15 Things Tween's Should Do Before They Hit High School.

Of course my series of 15 Things wouldnt be complete without a visit to a #tweensbucketlist too! (Heres the #babybucketlist and #toddlerbucketlist)

1) Master the eye roll, THEN master the art of saying you didn't even when you know you did and you know your Mum knows you did too! Do not give in...remember you did not, I repeat DID NOT roll your eyes. (Even though you did)

2) Insist that everyone hates you, all the time. Because even though Mum took you on that mega shopping spree and spend hundreds of pounds on a whole new summer wardrobe the fact that she wouldn't buy you that £1 packet of loom bands can only mean one thing...she hates you! Obvs!

3) Scream and jump around the room when ever, dare I even say it...One Direction (eeeeeeeeeeeeeeeeeekkkkkkkkkkkkkkkkkkkkkkkkkkkkkkkkkkk shhrrreeeaaaaaaaaaakkkkkkkkkkkkkk wahhhhhhhhhhhhhhhhhhhhhhhh I LOVE YOU LOUIS!!!!!!!!) are mentioned.
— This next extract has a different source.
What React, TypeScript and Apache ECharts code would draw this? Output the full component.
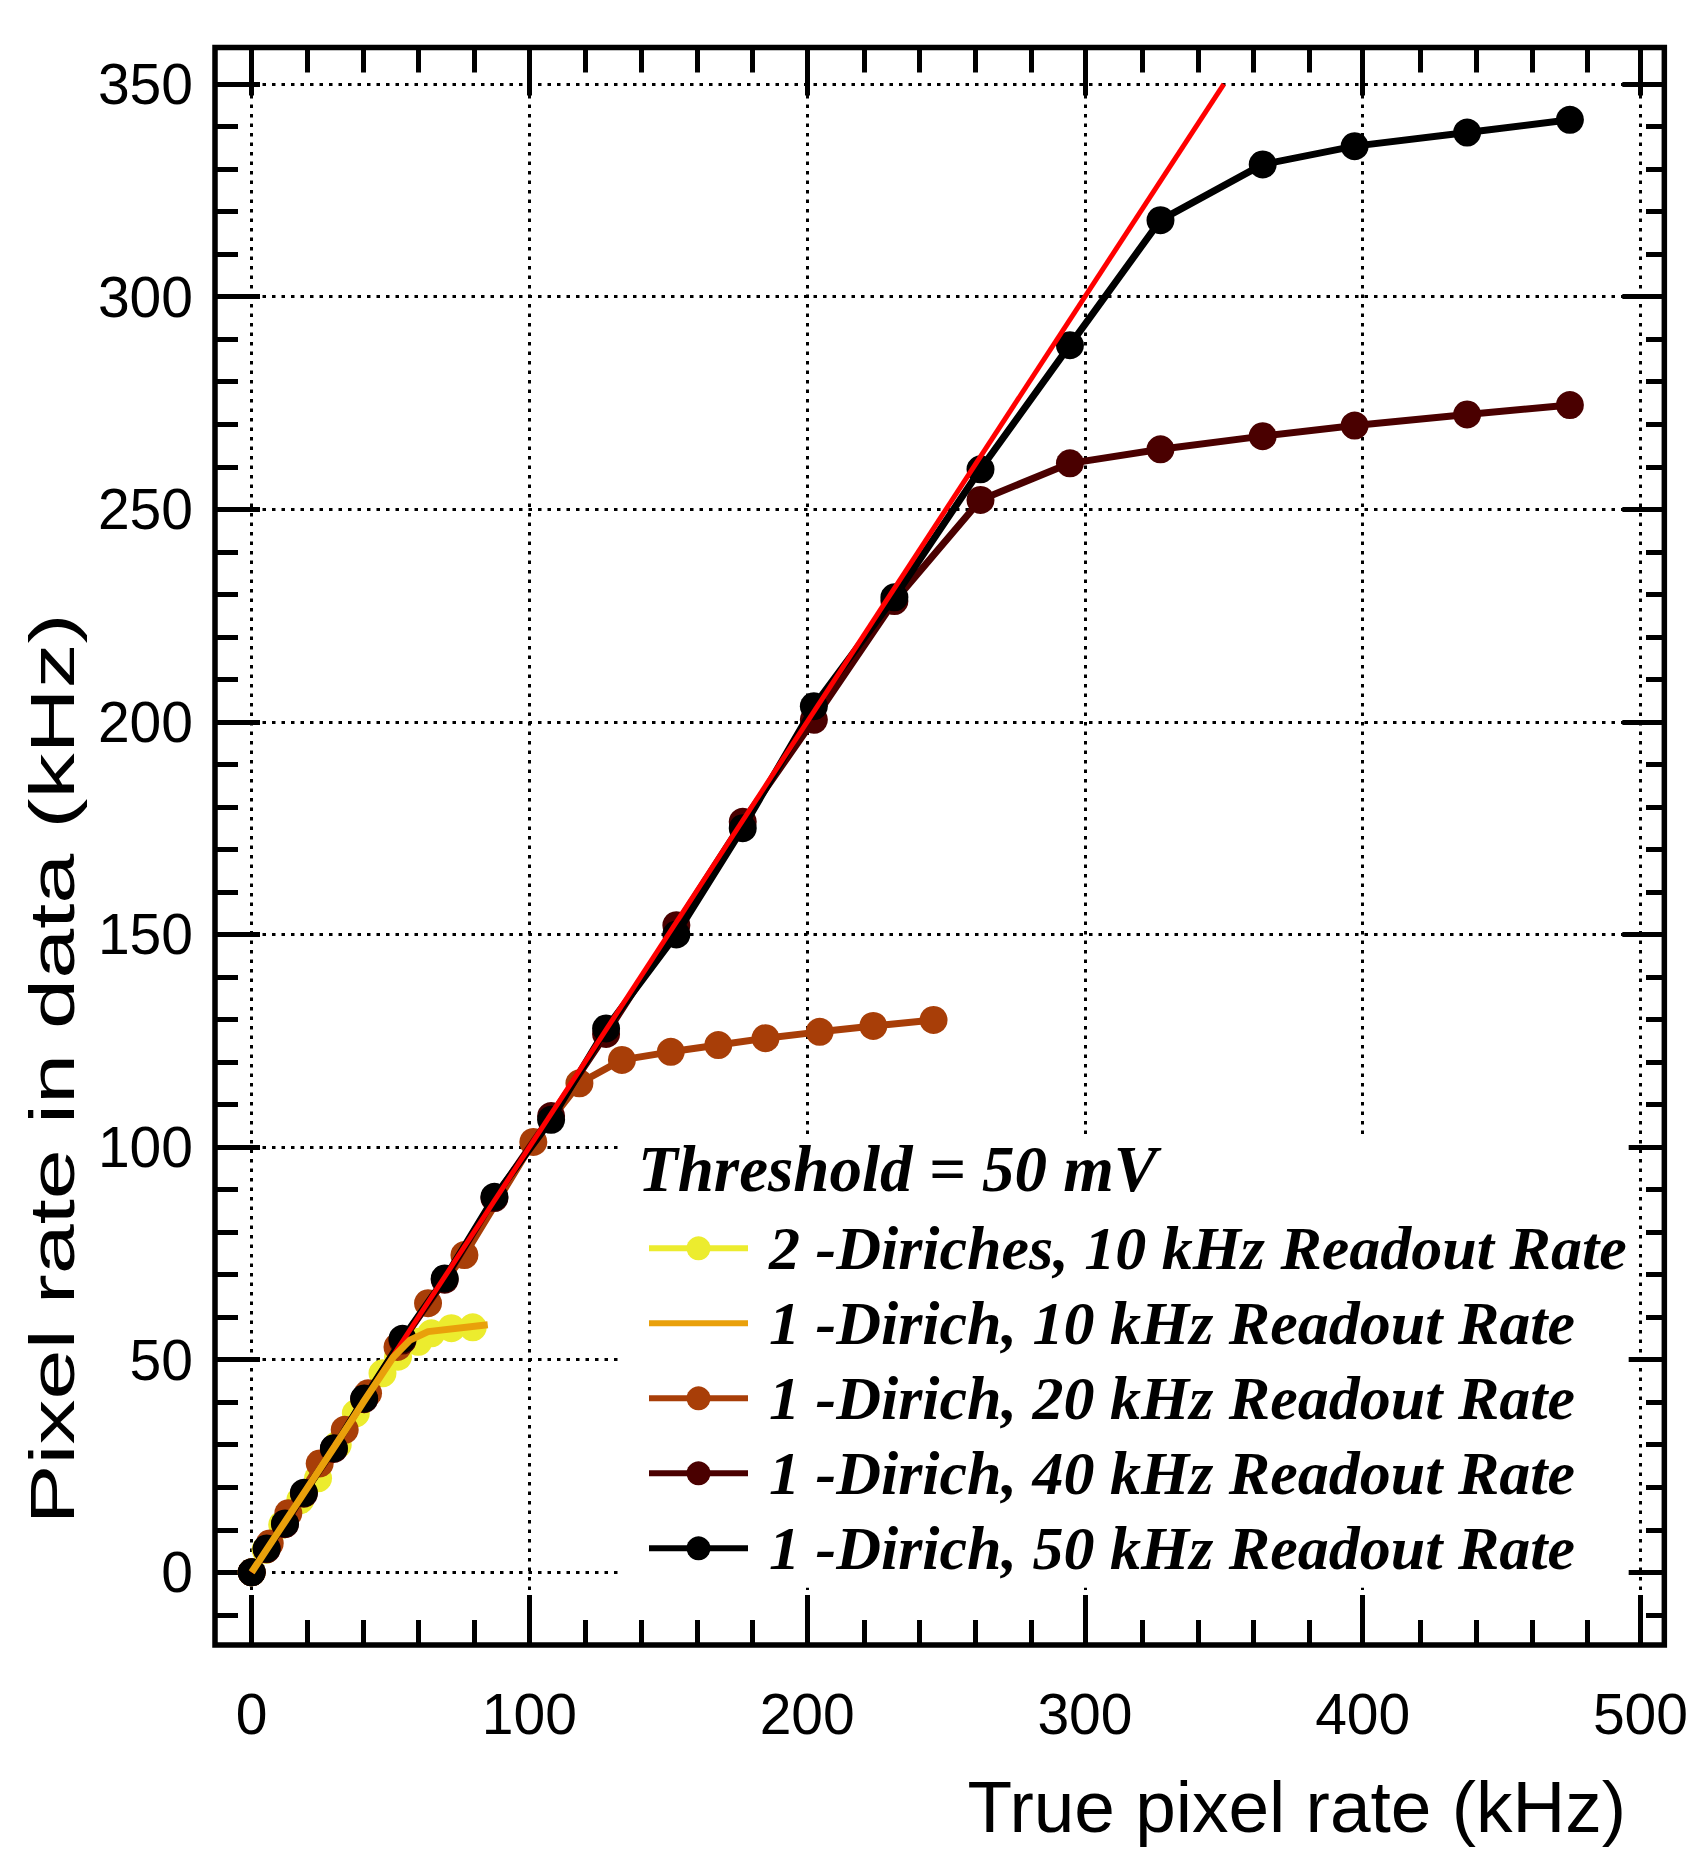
import React, { useEffect, useRef } from "react";
import * as echarts from "echarts";

// ---- axis ranges & ticks ----
const X_MIN = -13.2;
const X_MAX = 508.6;
const Y_MIN = -17.1;
const Y_MAX = 358.6;
const X_MAJOR = [0, 100, 200, 300, 400, 500];
const X_MINOR = [20, 40, 60, 80, 120, 140, 160, 180, 220, 240, 260, 280, 320, 340, 360, 380, 420, 440, 460, 480];
const Y_MAJOR = [0, 50, 100, 150, 200, 250, 300, 350];
const Y_MINOR = [-10, 10, 20, 30, 40, 60, 70, 80, 90, 110, 120, 130, 140, 160, 170, 180, 190, 210, 220, 230, 240, 260, 270, 280, 290, 310, 320, 330, 340];

// ---- series names ----
const NAMES = [
  "2 -Diriches, 10 kHz Readout Rate",
  "1 -Dirich, 10 kHz Readout Rate",
  "1 -Dirich, 20 kHz Readout Rate",
  "1 -Dirich, 40 kHz Readout Rate",
  "1 -Dirich, 50 kHz Readout Rate",
];

// ---- data ----
const YELLOW_X = [0, 5.0, 11.0, 17.5, 23.9, 31.0, 37.5, 47.1, 52.7, 60.0, 64.7, 71.9, 79.6];
const YELLOW_Y = [0, 5.3, 11.2, 17.0, 22.1, 30.0, 37.4, 46.8, 50.7, 54.2, 56.2, 57.4, 57.6];

const ORANGE_X = [0, 10, 20, 30, 40, 51, 57, 63.5, 85];
const ORANGE_Y = [0, 9.9, 19.8, 29.7, 39.8, 50.6, 54.6, 56.6, 58.2];

const RUST_X = [0, 6.5, 13.2, 24.5, 33.5, 41.9, 52.5, 63.5, 76.6, 101.4, 118.0, 133.3, 150.9, 168.0, 185.0, 204.5, 223.8, 245.5];
const RUST_Y = [0, 6.8, 13.9, 25.6, 33.5, 42.1, 53.0, 63.3, 74.6, 101.2, 115.0, 120.5, 122.4, 124.0, 125.6, 127.1, 128.5, 129.9];

const MAROON_X = [0, 5.4, 12.0, 18.8, 29.6, 40.5, 54.3, 69.5, 87.4, 107.8, 127.6, 152.9, 176.8, 202.4, 231.4, 262.4, 294.6, 327.2, 364.0, 397.1, 437.6, 474.6];
const MAROON_Y = [0, 5.4, 11.3, 18.5, 29.0, 40.7, 54.5, 68.8, 88.0, 107.3, 126.6, 152.2, 176.5, 200.5, 228.4, 252.2, 260.8, 264.1, 267.2, 269.7, 272.3, 274.5];

const BLACK_X = [0, 5.4, 12.0, 18.8, 29.6, 40.5, 54.3, 69.5, 87.4, 107.8, 127.6, 152.9, 176.8, 202.4, 231.4, 262.4, 294.6, 327.2, 364.0, 397.1, 437.6, 474.6];
const BLACK_Y = [0, 5.6, 11.5, 18.7, 29.2, 40.9, 54.9, 69.1, 88.3, 106.4, 127.9, 150.0, 175.0, 203.7, 229.3, 259.4, 288.6, 318.0, 331.1, 335.4, 338.6, 341.6];

const RED_X = [0, 350];
const RED_Y = [0, 350];

const YELLOW = "#ECEC2E";
const ORANGE = "#E9A00B";
const RUST = "#A83E08";
const MAROON = "#4A0000";
const BLACK = "#000000";
const RED = "#FF0000";

const SANS = '"Liberation Sans", Arial, Helvetica, sans-serif';
const SERIF = '"Liberation Serif", "Times New Roman", serif';

const pairs = (xs: number[], ys: number[]) => xs.map((x, i) => [x, ys[i]]);

const GRID = { left: 215, top: 47.5, width: 1452, height: 1597.5 };

function axis(dim: "x" | "y", gridIndex: number, position: string, ticks: number[], len: number, labels: boolean, split: boolean) {
  const a: any = {
    type: "value",
    gridIndex,
    position,
    min: dim === "x" ? X_MIN : Y_MIN,
    max: dim === "x" ? X_MAX : Y_MAX,
    axisLine: { show: false, onZero: false },
    axisTick: {
      show: true,
      inside: true,
      length: len,
      customValues: ticks,
      lineStyle: { color: "#000", width: 5 },
    },
    minorTick: { show: false },
    axisLabel: labels
      ? {
          show: true,
          customValues: ticks,
          fontSize: 57,
          fontFamily: SANS,
          color: "#000",
          margin: dim === "x" ? 40 : 22,
        }
      : { show: false },
    splitLine: split
      ? { show: true, lineStyle: { color: "#000", width: 3, type: [3.5, 6] } }
      : { show: false },
    splitArea: { show: false },
  };
  return a;
}

export default function App() {
  const ref = useRef<HTMLDivElement>(null);

  useEffect(() => {
    if (!ref.current) return;
    const chart = echarts.init(ref.current, undefined, { renderer: "svg" });

    const lineSeries = (name: string, xs: number[], ys: number[], color: string, z: number, width: number, sym: boolean) => ({
      name,
      type: "line",
      xAxisIndex: 0,
      yAxisIndex: 0,
      data: pairs(xs, ys),
      symbol: sym ? "circle" : "none",
      symbolSize: 28,
      showSymbol: sym,
      color,
      itemStyle: { color },
      lineStyle: { color, width },
      z,
      silent: true,
      emphasis: { disabled: true },
      clip: true,
    });

    chart.setOption({
      animation: false,
      backgroundColor: "#ffffff",
      grid: [
        { ...GRID, show: true, borderColor: "#000", borderWidth: 5.5, backgroundColor: "transparent" },
        { ...GRID },
      ],
      xAxis: [
        axis("x", 0, "bottom", X_MAJOR, 50, true, true),
        axis("x", 0, "top", X_MAJOR, 48, false, false),
        axis("x", 1, "bottom", X_MINOR, 25, false, false),
        axis("x", 1, "top", X_MINOR, 25, false, false),
      ],
      yAxis: [
        axis("y", 0, "left", Y_MAJOR, 45, true, true),
        axis("y", 0, "right", Y_MAJOR, 42, false, false),
        axis("y", 1, "left", Y_MINOR, 23, false, false),
        axis("y", 1, "right", Y_MINOR, 21, false, false),
      ],
      legend: {
        orient: "vertical",
        left: 618,
        top: 1135,
        padding: [75.8, 2, 2, 28],
        itemGap: 0,
        itemWidth: 99,
        itemHeight: 30,
        backgroundColor: "#ffffff",
        selectedMode: false,
        lineStyle: { width: 6 },
        textStyle: {
          fontFamily: SERIF,
          fontStyle: "italic",
          fontWeight: "bold",
          fontSize: 62,
          color: "#000",
          lineHeight: 75,
          padding: [0, 0, 0, 16],
        },
        data: [
          { name: NAMES[0] },
          { name: NAMES[1], icon: "path://M0,0H100V6H0Z" },
          { name: NAMES[2] },
          { name: NAMES[3] },
          { name: NAMES[4] },
        ],
      },
      graphic: [
        {
          type: "text",
          x: 638,
          y: 1169,
          z: 100,
          style: {
            text: "Threshold = 50 mV",
            fontFamily: SERIF,
            fontStyle: "italic",
            fontWeight: "bold",
            fontSize: 65,
            fill: "#000",
            align: "left",
            verticalAlign: "middle",
          },
        },
        {
          type: "text",
          x: 1626,
          y: 1806,
          z: 100,
          style: {
            text: "True pixel rate (kHz)",
            fontFamily: SANS,
            fontSize: 73,
            fill: "#000",
            align: "right",
            verticalAlign: "middle",
          },
        },
        {
          type: "text",
          x: 52,
          y: 1069,
          rotation: Math.PI / 2,
          scaleX: 1.43,
          z: 100,
          style: {
            text: "Pixel rate in data (kHz)",
            fontFamily: SANS,
            fontSize: 63,
            fill: "#000",
            align: "center",
            verticalAlign: "middle",
          },
        },
      ],
      series: [
        lineSeries(NAMES[0], YELLOW_X, YELLOW_Y, YELLOW, 2, 7, true),
        lineSeries(NAMES[1], ORANGE_X, ORANGE_Y, ORANGE, 7, 7, false),
        lineSeries(NAMES[2], RUST_X, RUST_Y, RUST, 3, 7, true),
        lineSeries(NAMES[3], MAROON_X, MAROON_Y, MAROON, 4, 7, true),
        lineSeries(NAMES[4], BLACK_X, BLACK_Y, BLACK, 5, 7, true),
        lineSeries("Linear fit", RED_X, RED_Y, RED, 6, 5, false),
      ],
    });

    return () => chart.dispose();
  }, []);

  return (
    <div
      ref={ref}
      style={{ position: "fixed", left: 0, top: 0, width: 1691, height: 1851, background: "#fff" }}
    />
  );
}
You know just like that.

4) Cry and tantrum whenever your Dad/Grandad/StepDad/Uncle dare say that One Direction (eeeeeeeeeeeeeeeeeekkkkkkkkkkkkkkkkkkkkkkkkkkkkkkkkkkk shhrrreeeaaaaaaaaaakkkkkkkkkkkkkk wahhhhhhhhhhhhhhhhhhhhhhhh I LOVE YOU HARRY!!!!!!!!) are rubbish. Who the hell are Oasis anyway? 

5) At 8 years old you must must MUST have a phone because all of your friends have one and what about Facebook they all have one of them too! (Well OK its just 1 or 2 people in your class, but you want one soooo....)

6) Exclaim your bored....like all the time, because you have nothing to do. Even though your room is full of Moshi Monsters/Loom Bands/Stickers/Crafts/CD's and DVD's.) The fact that your DS needs charging means everything else in your room room is rubbish. Oh and remember the line ''yeah sell them then I don't even care'' (Don't worry, it not very often they go through with it!)

7) Play with your baby siblings toys and complain that they are ''taking them off you''. Their toys are actually really cool...just erm don't tell your friends that actually the play kitchen and building blocks are the thing you play with in the house most.

8) When you hear Tidy Up...this actually means dump it all under your bed. 

9) Anything older than you yeah, well THAT was the olden times.

10) ''Forget'' about the homework you was given until the very last minute, what I mean is you should be writing it as you are leaving the house....Its OK, if Mum isn't too pissed off (sorry bad word) she will make an excuse for you.

11) Insist your ill, you have been up all night and feel so poorly you cant not leave your bed. Then the exact second Mum hangs up the phone to the school and to tell her work she wont be in, that my friend is your cue to get out of bed insist your better an eat a weeks worth of food just for breakfast. She isn't going to take you to school because actually she is quite happy she gets a day of work!

12) Decide your ''on a diet'', even though you don't even now what that means. Everyone else is saying it so you are too. Now go out and spend any pocket money you get on a crappy magazine, a bottle of fizzy pop and loads of sweets.

13) Nan and Grandad always tell you that story about Mum/Dad when she/he was your age so that means it is OK for you to do it. End Of!  Please remember when you say ''well you did it' they will exclaim 'I'm gonna stick my head in the oven are you gonna copy that as well?'' This is your time to tell them they are just so stupid and big idiots. (Be careful this may end up in you getting send to your room)

14) Tween girls: Its an unwritten tween/teen fashion rule that your skirt needs to be rolled up at least 4 times for school...and remember Nan says Mum did it so that must mean its alright.

15) You need that latest toy thingy. I mean I know you wont play with it. Like. Erm. Ever! But all of your friends are going to have one and you will not be left out.